UN Resident Coordinator in Zambia, Dr. Coumba Mar Gadio on Wednesday lauded the southern African nation for how it is seriously dealing with civil registration and vital statistics issues by updating legislation and policy and making the process more accessible to citizens.
Speaking at the Press Conference on the 5th Conference of African Ministers responsible for Civil Registration, Dr. Gadio said it was no accident that Zambia was hosting the important meeting.
“It is a tribute to how seriously the government takes civil registration and vital statistics. For despite the importance of identification and ongoing efforts to improve these processes, many African governments still lack adequate, viable, complete and digital registration systems,” she said.
Zambia has been updating its policies and making registration more accessible. The country has also built an integrated and digital national registration system that covers Zambians from birth to death.
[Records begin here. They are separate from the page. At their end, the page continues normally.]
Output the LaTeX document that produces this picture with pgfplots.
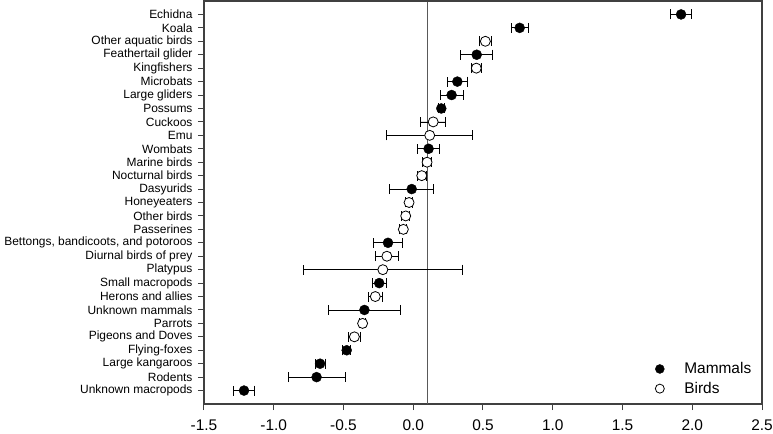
\documentclass[border=0pt]{standalone}
\usepackage{pgfplots}
\pgfplotsset{compat=1.18}
\usepackage{fontspec}
\setmainfont{Liberation Sans}

% y = row position (1 = bottom), x = effect, e = half-width of the interval
\pgfplotstableread{
y x e
29 1.92 0.077
28 0.763 0.06
26 0.455 0.115
24 0.316 0.07
23 0.275 0.083
22 0.201 0.02
19 0.110 0.08
16 -0.011 0.158
12 -0.181 0.105
9 -0.244 0.05
7 -0.350 0.26
4 -0.477 0.03
3 -0.668 0.035
2 -0.693 0.205
1 -1.213 0.075
}\mammals

\pgfplotstableread{
y x e
27 0.517 0.04
25 0.452 0.035
21 0.143 0.09
20 0.118 0.307
18 0.099 0.034
17 0.061 0.03
15 -0.030 0.025
14 -0.054 0.03
13 -0.071 0.025
11 -0.189 0.08
10 -0.218 0.57
8 -0.272 0.05
6 -0.363 0.02
5 -0.422 0.04
}\birds

\begin{document}
\begin{tikzpicture}
\begin{axis}[
    scale only axis,
    width=558bp, height=403bp,
    xmin=-1.5, xmax=2.5,
    ymin=0, ymax=30,
    clip=false,
    axis lines=box,
    xtick={-1.5,-1,-0.5,0,0.5,1,1.5,2,2.5},
    xticklabels={-1.5,-1.0,-0.5,0.0,0.5,1.0,1.5,2.0,2.5},
    ytick={1,...,29},
    yticklabels={Unknown macropods,Rodents,Large kangaroos,Flying-foxes,
        Pigeons and Doves,Parrots,Unknown mammals,Herons and allies,
        Small macropods,Platypus,Diurnal birds of prey,
        {Bettongs, bandicoots, and potoroos},Passerines,Other birds,
        Honeyeaters,Dasyurids,Nocturnal birds,Marine birds,Wombats,Emu,
        Cuckoos,Possums,Large gliders,Microbats,Kingfishers,
        Feathertail glider,Other aquatic birds,Koala,Echidna},
    xtick pos=bottom, ytick pos=left,
    tick align=outside,
    major tick length=6bp,
    axis line style={black!75, line width=1.1bp},
    every tick/.style={black!75, line width=1bp},
    x tick label style={font=\fontsize{15.5}{17}\selectfont,
        inner sep=0pt, text depth=0pt, yshift=-9.5bp},
    y tick label style={font=\fontsize{12}{14}\selectfont, xshift=-2bp},
    legend style={draw=none, fill=none, at={(rel axis cs:0.99,0.012)},
        anchor=south east, font=\fontsize{15.5}{18}\selectfont,
        row sep=3bp, legend cell align=left},
    legend image post style={mark size=4.5bp},
]
\addplot[black!65, line width=0.9bp, forget plot] coordinates {(0.1,0) (0.1,30)};
% frame: top and right edges
\addplot[black!75, line width=1.1bp, forget plot] coordinates {(-1.5,30) (2.5,30) (2.5,0)};

\addplot[only marks, mark=*, mark size=5bp, black,
    error bars/.cd, x dir=both, x explicit, error mark=|,
    error bar style={black, line width=0.8bp},
    error mark options={black, mark size=5bp, line width=0.8bp}]
    table[x=x, y=y, x error=e] {\mammals};
\addlegendentry{\hspace{18bp}Mammals}

\addplot[only marks, mark=*, mark size=5bp, draw=black, fill=white,
    mark options={fill=white, line width=0.8bp},
    error bars/.cd, x dir=both, x explicit, error mark=|,
    error bar style={black, line width=0.8bp},
    error mark options={black, mark size=5bp, line width=0.8bp}]
    table[x=x, y=y, x error=e] {\birds};
\addlegendentry{\hspace{18bp}Birds}
\end{axis}
\pgfresetboundingbox
\path[use as bounding box] ([shift={(-204bp,-30bp)}]current axis.south west)
    rectangle ([shift={(11bp,1bp)}]current axis.north east);
\end{tikzpicture}
\end{document}
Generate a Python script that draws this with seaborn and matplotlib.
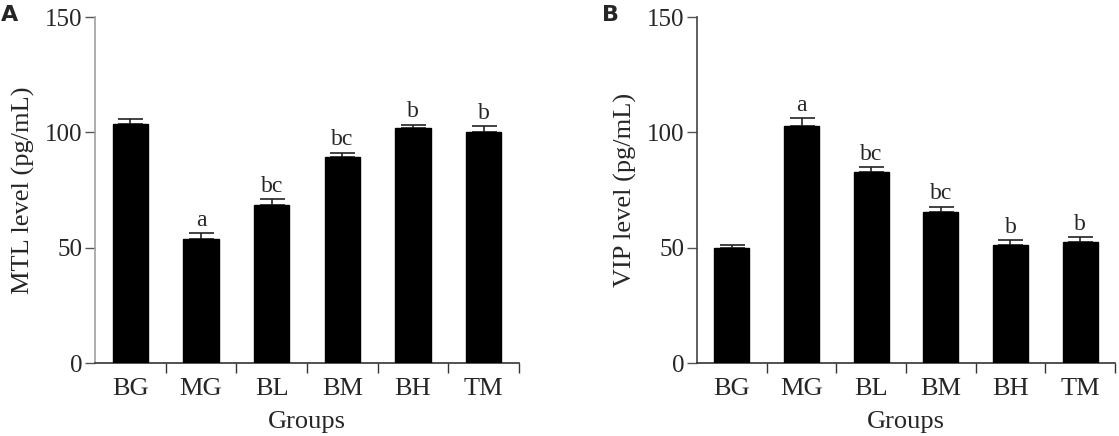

Dr. Gadio said the UN system was readily available to help Zambia in perfecting this process.
“I know in the area of birth registration, UNICEF, with funding from the European Union, has been a key partner. And UN agencies have been working closely with the ministry of Home of Affairs, notably the Economic Commission for Africa, IOM, UNFPA, UNHCR and WHO, which have helped with technical and financial support both nationally and through the African structures,” she said.
“To ensure sustainability of these efforts, Zambia should take strides to find sustainable financing mechanisms for CRVS. The UN stands ready to accompany you in this endeavour, including through exploring innovative funding mechanisms and expanded partnerships.”
Dr. Gadio said the conference provides an opportunity to African governments and stakeholders to sensitize and raise awareness among the people on the importance and use of civil registration, adding the meeting will also provide a useful platform for resource mobilisation to supported continued CRVS reform.
The UN Resident Coordinator said it was unfortunate that half of the children in Africa were not registered at birth, which should be the foundation for any civil registration system.
“These are the citizens that are frequently most exposed to poverty and other vulnerabilities. Not being registered renders them unseen, uncounted and excluded. By extension, this affects their ability to enjoy universal human rights and social protection benefits,” said Dr. Gadio.
She added that migrants, refugees and those displaced through humanitarian crises were ‘particularly vulnerable when they lack identity and travel documents. Incomplete civil registration systems mean millions of African people have come into this world and left without leaving a trace on official records’.
For his part, Director of the African Centre for Statistics at the Economic Commission for Africa, Oliver Chinganya, explained the importance of the conference and importance for Africa to modernize and build a comprehensive civil registration and vital statistics system for the betterment of its people.
He said over the past eight years the UN and its partners have noticed tremendous improvement in the registration of African children at birth. More still needs to be done, however, he added.
Mr. Chinganya said the ultimate goal of the conference was to ensure Africa meets sustainable development goal target 16.9 that seeks to ensure everyone on the continent has a legal identity, including free birth registration by 2030.
The high level conference provides an ideal platform for the sharing of experiences, policy guidance and lessons learned among countries and governments.